Pablo, desde luego, sostenía que la ley mosaica completa seguía vigente para los miembros naturales de la Alianza, los judíos. Pero con la nueva ideología se rompían en apariencia todas las barreras que habían separado a los judíos de los gentiles. Los primeros perdían en apariencia su identidad absolutamente separada y privilegiada como grupo. Aunque su proclama de tal interpretación de la ley mosaica concitara un amplio rechazo entre sus connacionales, no parece que Pablo fuera nunca atacado ni perseguido por idea alguna novedosa acerca de la naturaleza semidivina del Mesías, es decir, por poner en peligro el monoteísmo judío. Fue la ruptura de los muros de separación entre judíos y gentiles, con su nueva comprensión de que —según le había sido presuntamente revelado por la divinidad— la Ley había de verse de otro modo radicalmente distinto en tiempos del Mesías, lo que le acarreó amarguísimos sinsabores y quizás la muerte. Para Pablo, la ley de Moisés cambia de algún modo en época mesiánica y no le importó que tal concepto enardeciera en extremo a sus enemigos.
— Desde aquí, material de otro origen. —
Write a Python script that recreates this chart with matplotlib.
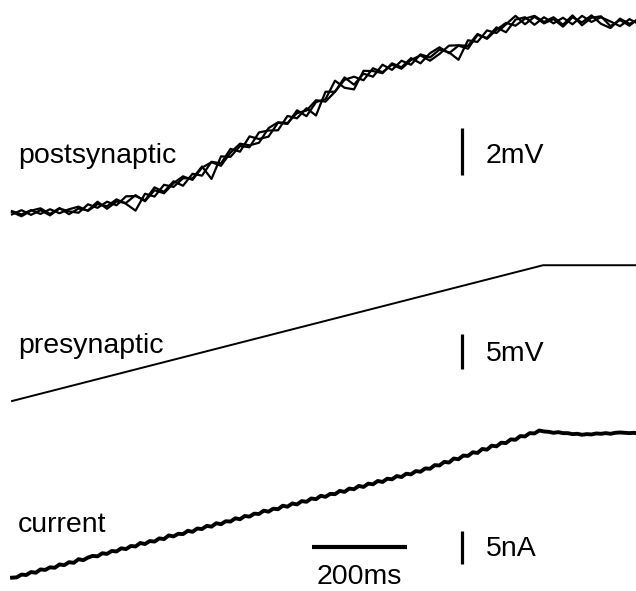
import matplotlib
matplotlib.use("Agg")
import matplotlib.pyplot as plt
import numpy as np

plt.rcParams['font.family'] = ['Liberation Sans', 'DejaVu Sans']

# time base (ms) of the postsynaptic sweeps, one sample every 20 ms
t_post = np.arange(0, 1340, 20)

# postsynaptic mean response (mV above baseline)
post_mean = [0.00, 0.00, 0.02, 0.04, 0.04, 0.09, 0.11, 0.13, 0.21, 0.30,
             0.34, 0.43, 0.51, 0.60, 0.72, 0.85, 1.02, 1.19, 1.36, 1.53,
             1.83, 2.00, 2.21, 2.51, 2.77, 2.98, 3.23, 3.45, 3.66, 3.91,
             4.13, 4.30, 4.60, 4.94, 5.28, 5.49, 5.66, 5.83, 5.96, 6.09,
             6.17, 6.30, 6.43, 6.55, 6.68, 6.81, 6.94, 7.02, 7.19, 7.40,
             7.57, 7.74, 7.91, 8.09, 8.13, 8.17, 8.21, 8.17, 8.13, 8.17,
             8.17, 8.21, 8.17, 8.09, 8.13, 8.13, 8.13]

# deviations of the three individual sweeps from the mean (mV)
sweep_a = [0.08, -0.06, 0.10, -0.08, 0.12, -0.10, 0.05, 0.14, -0.12, 0.08,
           -0.05, 0.15, -0.12, -0.50, 0.10, -0.15, 0.18, -0.08, 0.12, -0.06,
           0.15, -0.55, 0.20, -0.12, 0.08, -0.18, 0.20, 0.06, -0.14, 0.22,
           -0.10, 0.16, -0.45, 0.22, -0.12, 0.28, -0.20, 0.10, -0.16, 0.22,
           -0.08, 0.18, -0.12, 0.20, -0.06, 0.14, -0.10, -0.50, 0.16, -0.12,
           0.20, -0.08, 0.12, 0.30, -0.10, 0.18, -0.14, 0.08, -0.20, 0.16,
           -0.06, 0.20, -0.12, -0.22, 0.14, -0.08, 0.10]
sweep_b = [-0.06, 0.12, -0.10, 0.08, -0.14, 0.10, -0.04, -0.12, 0.16, -0.08,
           0.14, -0.10, 0.20, 0.12, -0.18, 0.24, -0.12, 0.16, -0.20, 0.14,
           -0.24, 0.18, -0.10, 0.22, -0.16, 0.28, -0.08, -0.20, 0.18, -0.12,
           0.24, -0.18, 0.12, -0.10, 0.35, -0.16, -0.40, 0.22, 0.08, -0.14,
           0.20, -0.10, 0.16, -0.18, 0.12, 0.24, -0.14, 0.10, -0.20, 0.18,
           -0.12, 0.16, -0.22, 0.14, 0.20, -0.16, 0.12, -0.10, 0.18, -0.14,
           0.22, -0.08, 0.16, 0.06, -0.18, 0.12, -0.10]
sweep_c = [0.04, -0.14, 0.08, 0.16, -0.08, 0.12, -0.16, 0.06, -0.10, 0.18,
           -0.16, 0.06, -0.08, 0.16, -0.22, 0.12, -0.18, 0.08, 0.20, -0.12,
           0.10, 0.16, -0.20, 0.06, 0.18, -0.10, -0.24, 0.16, 0.20, -0.08,
           0.12, 0.06, 0.20, -0.20, -0.12, 0.18, 0.14, -0.18, 0.20, -0.10,
           0.14, -0.16, 0.08, 0.16, -0.20, -0.04, 0.18, 0.12, -0.08, 0.22,
           -0.16, 0.06, 0.18, -0.12, 0.14, 0.22, -0.08, 0.16, -0.12, 0.24,
           -0.18, 0.10, 0.20, -0.14, 0.08, -0.16, 0.18]

# presynaptic command ramp (mV)
t_pre = [0, 1118, 1320]
pre_v = [0.0, 19.4, 19.4]

# recorded current (nA), one sample every 10 ms
t_cur = np.arange(0, 1330, 10)
current = [0.05, 0.10, 0.52, 0.45, 0.90, 0.80, 1.30, 1.22, 1.62, 1.55,
           2.05, 1.95, 2.40, 2.30, 2.85, 2.70, 3.10, 3.35, 3.28, 3.75,
           3.65, 4.10, 4.02, 4.50, 4.38, 4.85, 4.78, 5.30, 5.15, 5.60,
           5.52, 6.00, 5.90, 6.45, 6.30, 6.70, 6.65, 7.15, 7.00, 7.50,
           7.42, 7.90, 7.78, 8.30, 8.15, 8.60, 8.55, 9.05, 8.90, 9.40,
           9.30, 9.75, 9.70, 10.20, 10.05, 10.50, 10.42, 10.95, 10.80, 11.30,
           11.15, 11.65, 11.55, 12.05, 11.95, 12.45, 12.30, 12.75, 12.70, 13.20,
           13.05, 13.55, 13.45, 13.95, 13.80, 14.30, 14.20, 14.70, 14.55, 15.05,
           14.95, 15.45, 15.30, 15.80, 15.70, 16.20, 16.10, 16.60, 16.55, 17.10,
           17.05, 17.60, 17.50, 18.10, 18.00, 18.55, 18.50, 19.05, 18.95, 19.55,
           19.45, 20.05, 19.95, 20.50, 20.45, 21.00, 20.95, 21.50, 21.45, 21.95,
           21.90, 22.35, 22.20, 22.15, 22.00, 22.10, 21.95, 21.95, 21.80, 21.85,
           21.70, 21.80, 21.75, 21.90, 21.85, 21.95, 21.85, 22.00, 22.05, 22.00,
           21.95, 22.00, 21.85]

fig = plt.figure(figsize=(6.36, 5.91), dpi=100)
xlim = (-25.3, 1313.7)
fs = 20.5


def make_axes(ylim):
    ax = fig.add_axes([0, 0, 1, 1])
    ax.set_xlim(*xlim)
    ax.set_ylim(*ylim)
    ax.axis('off')
    ax.patch.set_alpha(0)
    return ax


# postsynaptic
ax1 = make_axes((-16.085, 9.064))
for sw in (sweep_a, sweep_b, sweep_c):
    ax1.plot(t_post, np.array(post_mean) + np.array(sw), color='black', lw=1.6)
ax1.plot([947, 947], [1.62, 3.62], color='black', lw=2.3, solid_capstyle='butt')
ax1.text(12.6, 2.13, 'postsynaptic', fontsize=fs, va='baseline')
ax1.text(998, 2.13, '2mV', fontsize=fs, va='baseline')

# presynaptic
ax2 = make_axes((-27.14, 57.29))
ax2.plot(t_pre, pre_v, color='black', lw=1.4)
ax2.plot([947, 947], [4.57, 9.57], color='black', lw=2.3, solid_capstyle='butt')
ax2.text(12.6, 6.86, 'presynaptic', fontsize=fs, va='baseline')
ax2.text(998, 5.71, '5mV', fontsize=fs, va='baseline')

# current
ax3 = make_axes((-1.97, 87.58))
ax3.plot(t_cur, current, color='black', lw=2.8)
ax3.plot([947, 947], [2.12, 7.12], color='black', lw=2.3, solid_capstyle='butt')
ax3.plot([631.6, 831.6], [4.7, 4.7], color='black', lw=3, solid_capstyle='butt')
ax3.text(12.6, 6.97, 'current', fontsize=fs, va='baseline')
ax3.text(998, 3.33, '5nA', fontsize=fs, va='baseline')
ax3.text(731.6, -0.91, '200ms', fontsize=fs, va='baseline', ha='center')

fig.savefig('out.png', dpi=100, facecolor='white')
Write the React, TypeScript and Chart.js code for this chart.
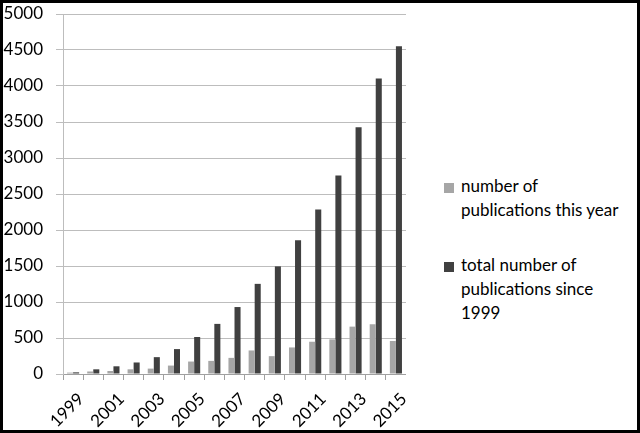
import { useEffect, useRef } from "react"
import { Chart, registerables } from "chart.js"

Chart.register(...registerables)

const years = [
  "1999", "2000", "2001", "2002", "2003", "2004", "2005", "2006", "2007",
  "2008", "2009", "2010", "2011", "2012", "2013", "2014", "2015",
]
const perYear = [19, 35, 42, 65, 75, 117, 173, 182, 224, 327, 248, 369, 448, 481, 658, 691, 458]
const cumulative = [23, 65, 107, 160, 234, 346, 514, 696, 930, 1252, 1495, 1857, 2285, 2758, 3427, 4105, 4551]
const legendLines = [
  ["number of", "publications this year"],
  ["total number of", "publications since", "1999"],
]
const colors = ["#a6a6a6", "#404040"]
const FONT = "Lato, 'Open Sans', sans-serif"

export default function App() {
  const chartRef = useRef<HTMLCanvasElement>(null)
  const chartInstance = useRef<Chart | null>(null)

  useEffect(() => {
    if (!chartRef.current) return
    document.body.style.margin = "0"

    if (chartInstance.current) {
      chartInstance.current.destroy()
    }

    const ctx = chartRef.current.getContext("2d")
    if (ctx) {
      chartInstance.current = new Chart(ctx, {
        type: "bar",
        data: {
          labels: years,
          datasets: [
            {
              label: legendLines[0].join(" "),
              data: perYear,
              backgroundColor: colors[0],
              categoryPercentage: 0.6,
              barPercentage: 1,
            },
            {
              label: legendLines[1].join(" "),
              data: cumulative,
              backgroundColor: colors[1],
              categoryPercentage: 0.6,
              barPercentage: 1,
            },
          ],
        },
        options: {
          responsive: true,
          maintainAspectRatio: false,
          animation: false,
          layout: { padding: { left: 0, top: 11, right: 0, bottom: 0 } },
          scales: {
            x: {
              afterFit: (scale) => {
                // fixed axis band so the plot lands where the original does
                scale.height = 56
                scale.paddingLeft = 0
                scale.paddingRight = 0
              },
              grid: {
                offset: true,
                drawOnChartArea: false,
                drawTicks: true,
                tickLength: 6,
                color: "#a0a0a0",
              },
              border: { color: "#a0a0a0" },
              ticks: {
                autoSkip: false,
                minRotation: 45,
                maxRotation: 45,
                color: "#000",
                padding: 9,
                labelOffset: 8,
                font: { family: FONT, size: 17 },
                callback: (_value, index) => (index % 2 === 0 ? years[index] : ""),
              },
            },
            y: {
              min: 0,
              max: 5000,
              afterFit: (scale) => {
                scale.width = 60
                scale.paddingTop = 0
                scale.paddingBottom = 0
              },
              grid: {
                color: "#bdbdbd",
                tickLength: 7,
              },
              border: { color: "#bdbdbd" },
              ticks: {
                stepSize: 500,
                color: "#000",
                padding: 13,
                font: { family: FONT, size: 17 },
                callback: (value) => String(value),
              },
            },
          },
          plugins: {
            legend: { display: false },
            tooltip: { enabled: false },
          },
        },
      })
    }

    return () => {
      if (chartInstance.current) {
        chartInstance.current.destroy()
        chartInstance.current = null
      }
    }
  }, [])

  return (
    <div
      style={{
        position: "absolute",
        left: 0,
        top: 0,
        width: 640,
        height: 433,
        boxSizing: "border-box",
        border: "3px solid #000",
        background: "#fff",
        fontFamily: FONT,
        overflow: "hidden",
      }}
    >
      <div style={{ position: "absolute", left: 0, top: 0, width: 403, height: 427 }}>
        <canvas ref={chartRef}></canvas>
      </div>
      <div style={{ position: "absolute", left: 441, top: 171 }}>
        {legendLines.map((lines, i) => (
          <div key={i} style={{ position: "relative", marginBottom: 31, paddingLeft: 17 }}>
            <span
              style={{
                position: "absolute",
                left: 0,
                top: 9,
                width: 10,
                height: 10,
                background: colors[i],
              }}
            />
            {lines.map((line, j) => (
              <div key={j} style={{ fontSize: 17, lineHeight: "24px", color: "#000", whiteSpace: "nowrap" }}>
                {line}
              </div>
            ))}
          </div>
        ))}
      </div>
    </div>
  )
}
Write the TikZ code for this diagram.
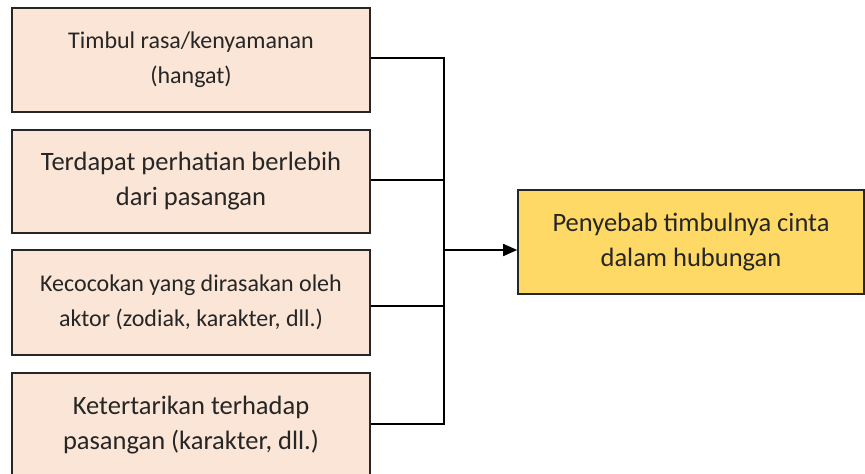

El resto de la potente teología paulina —el sentido de la muerte del Mesías; la verdadera entidad y naturaleza de ese mesías como un ser humano pero a la vez hijo adoptado de Dios y sentado en los cielos como un ente divino al lado de este, aunque subordinado al Padre; la «justificación por la fe»; la unión con el Mesías en el bautismo y en la eucaristía; su discutida noción del cuerpo místico; su teología política; su nueva idea sobre la escatología y reino de Dios, su religiosidad, etc.— no es más que una consecuencia de este principio fundamental de la incorporación de los gentiles al Israel de los últimos días por medio del Mesías y del cambio que supone la nueva concepción de la ley mosaica que lo facilitaba e impulsaba. Todas estas ideas de Pablo tendrán su reflejo, con mayor o menor claridad, en los libros del Nuevo Testamento posteriores a él, incluidos los evangelios.